Gold Rises on a Weaker Dollar and Narrowing Treasury Yields
BY MT Newswires | TREASURY | 11/06/25 09:20 AM EST09:20 AM EST, 11/06/2025 (MT Newswires) -- Gold traded higher early on Thursday as the dollar fell off a six-month high and treasury yields retreated.
Gold for December delivery was last seen up US$31.70 to US$4,024.60 per ounce.
The price of the metal has traded near $4,000 per ounce since touching a record high of $4,359.40 on Oct. 20, failing to retest the record after the Federal Reserve signaled it will pause the interest-rate cuts that have backed gold's rise this year.

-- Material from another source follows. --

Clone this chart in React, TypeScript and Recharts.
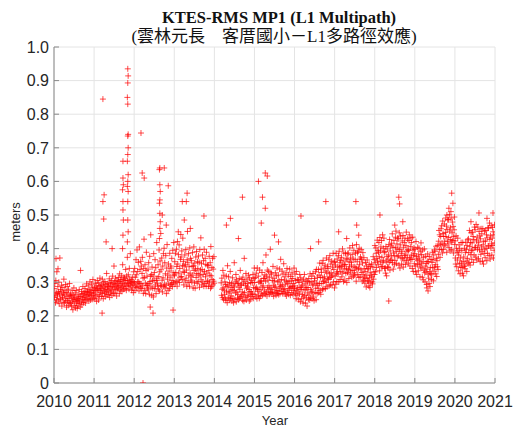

The expected Fed pause has supported the dollar, which on Wednesday rose to the highest since May 19, and pushed treasury yields higher, both bearish notes for the precious metal. However both the dollar and treasuries moved down early following Wednesday's ADP Report that showed a stronger than expected rise in private-sector hiring. The report showed a gain of 42,000 jobs in October, up from a prior month drop of 29,000 jobs and ahead of expectations for a gain of 22,000, according to Marketwatch.
"The stronger-than-expected ADP report was balanced enough to imply cooling labour demand without pointing to a sharper downturn," Saxo Bank noted.
The dollar fell off the highest since May 19, with the ICE dollar index last seen down 0.39 points to 99.82. Treasury yields were also lower, with the yield on the U.S. two-year note last seen down 5.0 basis points to 3.588%, while the 10-year note was paying 4.113%, down 4.8 points.